### Problem to work on
Retype exactly what runs from the first line of the data to the line with "var myChart = echarts.init(document.getElementById('main'));", keeping both of those lines and skipping pictures.
<<<<
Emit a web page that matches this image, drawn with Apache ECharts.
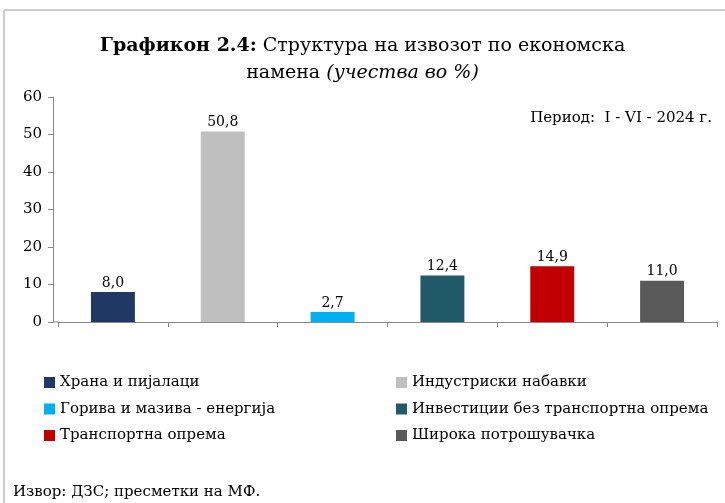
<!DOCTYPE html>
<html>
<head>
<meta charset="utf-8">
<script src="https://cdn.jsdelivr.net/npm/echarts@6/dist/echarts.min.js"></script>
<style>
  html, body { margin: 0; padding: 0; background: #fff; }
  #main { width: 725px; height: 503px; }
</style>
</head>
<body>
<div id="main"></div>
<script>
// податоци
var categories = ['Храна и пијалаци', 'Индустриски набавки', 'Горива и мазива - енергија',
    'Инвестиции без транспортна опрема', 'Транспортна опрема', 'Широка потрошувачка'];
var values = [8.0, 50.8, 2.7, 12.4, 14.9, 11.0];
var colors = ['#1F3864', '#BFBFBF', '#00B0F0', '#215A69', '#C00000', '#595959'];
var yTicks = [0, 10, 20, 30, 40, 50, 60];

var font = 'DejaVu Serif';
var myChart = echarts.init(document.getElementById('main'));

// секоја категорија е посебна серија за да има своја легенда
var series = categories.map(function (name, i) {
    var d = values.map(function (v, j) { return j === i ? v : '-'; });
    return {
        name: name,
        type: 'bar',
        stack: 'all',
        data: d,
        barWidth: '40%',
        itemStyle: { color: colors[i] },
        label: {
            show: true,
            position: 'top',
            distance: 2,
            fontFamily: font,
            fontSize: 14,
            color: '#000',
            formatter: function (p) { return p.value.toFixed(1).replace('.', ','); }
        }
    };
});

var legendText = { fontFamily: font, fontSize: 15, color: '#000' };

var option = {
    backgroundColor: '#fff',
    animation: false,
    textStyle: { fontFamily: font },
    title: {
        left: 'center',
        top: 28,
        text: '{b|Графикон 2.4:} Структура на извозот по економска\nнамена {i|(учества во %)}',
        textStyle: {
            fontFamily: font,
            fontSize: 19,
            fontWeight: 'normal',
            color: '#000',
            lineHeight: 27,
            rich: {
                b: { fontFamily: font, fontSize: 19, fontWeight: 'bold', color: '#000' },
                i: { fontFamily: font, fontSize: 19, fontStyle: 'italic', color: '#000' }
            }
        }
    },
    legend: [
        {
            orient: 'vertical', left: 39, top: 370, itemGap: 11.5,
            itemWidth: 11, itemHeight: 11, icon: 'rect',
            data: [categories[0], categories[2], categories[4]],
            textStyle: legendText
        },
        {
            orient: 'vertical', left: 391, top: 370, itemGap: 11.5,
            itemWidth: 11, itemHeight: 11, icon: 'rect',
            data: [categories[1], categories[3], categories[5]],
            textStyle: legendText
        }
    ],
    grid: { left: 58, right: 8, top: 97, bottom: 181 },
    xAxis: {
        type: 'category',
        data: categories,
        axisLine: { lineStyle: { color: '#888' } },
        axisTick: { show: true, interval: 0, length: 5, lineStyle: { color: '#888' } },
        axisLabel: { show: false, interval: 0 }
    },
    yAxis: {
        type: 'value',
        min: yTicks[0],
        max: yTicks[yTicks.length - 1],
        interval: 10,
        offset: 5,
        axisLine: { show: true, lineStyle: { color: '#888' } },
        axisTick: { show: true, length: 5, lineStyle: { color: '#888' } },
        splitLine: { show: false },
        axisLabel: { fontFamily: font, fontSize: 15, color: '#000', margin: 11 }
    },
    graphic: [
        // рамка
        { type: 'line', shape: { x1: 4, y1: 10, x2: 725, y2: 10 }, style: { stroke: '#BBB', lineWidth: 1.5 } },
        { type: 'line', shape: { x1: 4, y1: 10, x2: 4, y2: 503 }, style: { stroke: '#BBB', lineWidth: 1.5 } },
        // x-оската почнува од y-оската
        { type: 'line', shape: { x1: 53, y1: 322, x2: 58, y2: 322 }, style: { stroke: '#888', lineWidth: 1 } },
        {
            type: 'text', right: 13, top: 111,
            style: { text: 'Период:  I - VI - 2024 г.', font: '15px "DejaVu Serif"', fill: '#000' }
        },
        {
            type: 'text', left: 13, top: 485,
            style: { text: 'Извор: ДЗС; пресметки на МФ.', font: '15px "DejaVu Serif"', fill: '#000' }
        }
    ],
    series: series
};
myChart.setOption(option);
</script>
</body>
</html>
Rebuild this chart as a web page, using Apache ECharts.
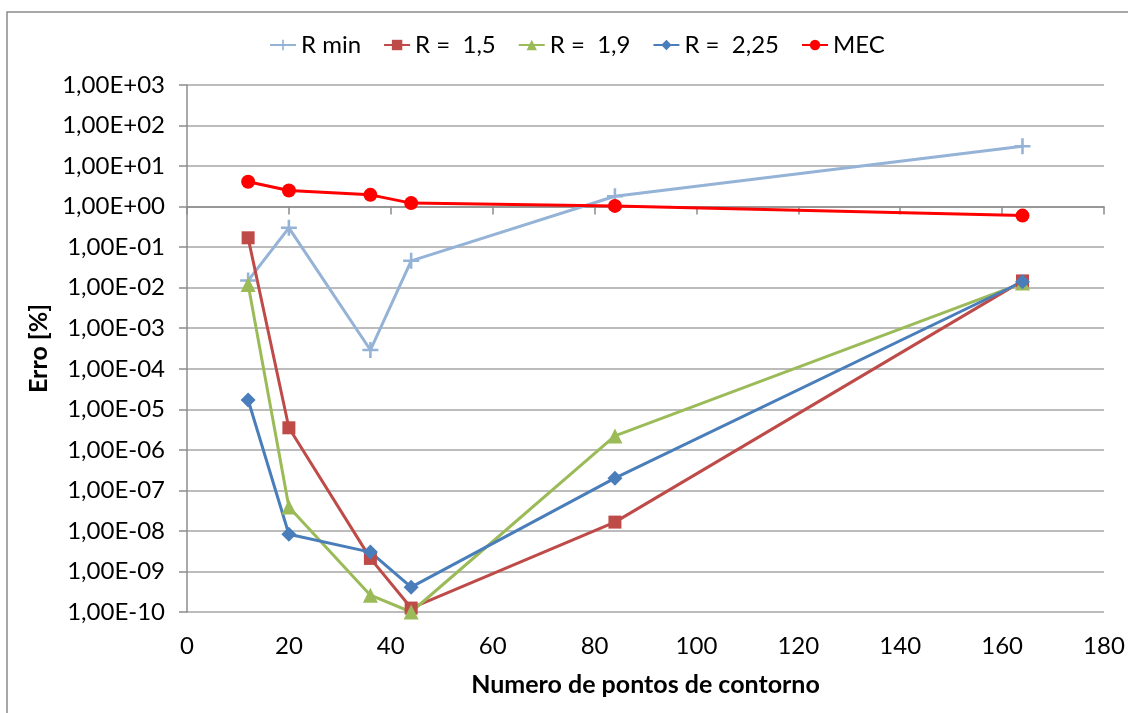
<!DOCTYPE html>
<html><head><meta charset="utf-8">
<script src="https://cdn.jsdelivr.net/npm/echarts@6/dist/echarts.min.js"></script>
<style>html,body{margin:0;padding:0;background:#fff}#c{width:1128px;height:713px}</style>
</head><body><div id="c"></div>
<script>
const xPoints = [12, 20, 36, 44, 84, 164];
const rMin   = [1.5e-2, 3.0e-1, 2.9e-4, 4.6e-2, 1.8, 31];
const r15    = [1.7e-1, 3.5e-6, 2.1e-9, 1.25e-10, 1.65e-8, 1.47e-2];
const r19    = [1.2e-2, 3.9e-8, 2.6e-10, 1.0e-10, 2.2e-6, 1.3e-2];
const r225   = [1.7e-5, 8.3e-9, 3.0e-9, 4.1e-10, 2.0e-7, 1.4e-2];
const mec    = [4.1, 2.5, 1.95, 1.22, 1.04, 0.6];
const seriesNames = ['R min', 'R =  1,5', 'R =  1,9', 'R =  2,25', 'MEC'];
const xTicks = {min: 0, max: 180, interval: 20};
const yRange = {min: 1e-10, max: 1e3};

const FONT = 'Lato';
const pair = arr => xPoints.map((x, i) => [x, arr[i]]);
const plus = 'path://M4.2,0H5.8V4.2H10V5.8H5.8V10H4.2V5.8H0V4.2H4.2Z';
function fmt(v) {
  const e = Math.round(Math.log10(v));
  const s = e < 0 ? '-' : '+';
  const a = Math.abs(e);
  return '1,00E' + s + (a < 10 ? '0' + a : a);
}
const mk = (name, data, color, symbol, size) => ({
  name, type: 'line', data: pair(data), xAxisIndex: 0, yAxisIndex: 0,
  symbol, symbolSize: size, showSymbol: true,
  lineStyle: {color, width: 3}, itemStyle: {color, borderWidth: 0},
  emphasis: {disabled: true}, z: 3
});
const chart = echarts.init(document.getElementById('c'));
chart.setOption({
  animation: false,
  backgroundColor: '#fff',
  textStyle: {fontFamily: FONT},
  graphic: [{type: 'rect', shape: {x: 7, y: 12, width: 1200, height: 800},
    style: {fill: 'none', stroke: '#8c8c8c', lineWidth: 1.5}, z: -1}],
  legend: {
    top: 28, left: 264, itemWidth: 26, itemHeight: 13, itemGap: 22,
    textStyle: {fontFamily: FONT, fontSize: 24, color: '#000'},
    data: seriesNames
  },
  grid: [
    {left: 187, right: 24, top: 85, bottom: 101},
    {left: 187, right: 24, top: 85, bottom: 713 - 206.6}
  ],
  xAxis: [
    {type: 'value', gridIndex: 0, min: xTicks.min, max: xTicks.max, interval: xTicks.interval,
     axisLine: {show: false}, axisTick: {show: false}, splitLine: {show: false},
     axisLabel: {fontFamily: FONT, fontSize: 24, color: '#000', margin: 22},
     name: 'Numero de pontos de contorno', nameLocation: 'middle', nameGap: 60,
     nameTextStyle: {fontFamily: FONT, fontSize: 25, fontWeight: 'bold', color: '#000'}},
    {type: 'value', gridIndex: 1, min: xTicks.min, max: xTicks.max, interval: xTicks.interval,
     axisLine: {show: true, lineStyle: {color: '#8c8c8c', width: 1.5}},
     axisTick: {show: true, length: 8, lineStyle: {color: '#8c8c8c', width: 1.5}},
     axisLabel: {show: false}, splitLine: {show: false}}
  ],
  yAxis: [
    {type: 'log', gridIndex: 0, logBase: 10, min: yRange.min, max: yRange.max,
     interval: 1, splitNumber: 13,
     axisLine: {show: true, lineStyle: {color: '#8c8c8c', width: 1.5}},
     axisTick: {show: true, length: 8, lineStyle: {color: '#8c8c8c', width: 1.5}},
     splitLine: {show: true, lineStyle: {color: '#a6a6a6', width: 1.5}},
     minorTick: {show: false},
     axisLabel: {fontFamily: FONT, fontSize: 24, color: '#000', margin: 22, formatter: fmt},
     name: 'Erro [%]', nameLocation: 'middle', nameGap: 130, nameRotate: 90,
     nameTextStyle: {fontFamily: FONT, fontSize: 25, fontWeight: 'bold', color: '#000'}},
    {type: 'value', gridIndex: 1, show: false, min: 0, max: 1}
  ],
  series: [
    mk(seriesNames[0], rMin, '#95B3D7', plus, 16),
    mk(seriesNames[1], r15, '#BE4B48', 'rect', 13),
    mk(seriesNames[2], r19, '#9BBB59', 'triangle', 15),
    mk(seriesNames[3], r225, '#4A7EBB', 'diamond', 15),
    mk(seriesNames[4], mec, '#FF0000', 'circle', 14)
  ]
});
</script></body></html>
>>>>
### Complete answer
Emit a web page that matches this image, drawn with Apache ECharts.
<!DOCTYPE html>
<html>
<head>
<meta charset="utf-8">
<script src="https://cdn.jsdelivr.net/npm/echarts@6/dist/echarts.min.js"></script>
<style>
  html, body { margin: 0; padding: 0; background: #fff; }
  #main { width: 725px; height: 503px; }
</style>
</head>
<body>
<div id="main"></div>
<script>
// податоци
var categories = ['Храна и пијалаци', 'Индустриски набавки', 'Горива и мазива - енергија',
    'Инвестиции без транспортна опрема', 'Транспортна опрема', 'Широка потрошувачка'];
var values = [8.0, 50.8, 2.7, 12.4, 14.9, 11.0];
var colors = ['#1F3864', '#BFBFBF', '#00B0F0', '#215A69', '#C00000', '#595959'];
var yTicks = [0, 10, 20, 30, 40, 50, 60];

var font = 'DejaVu Serif';
var myChart = echarts.init(document.getElementById('main'));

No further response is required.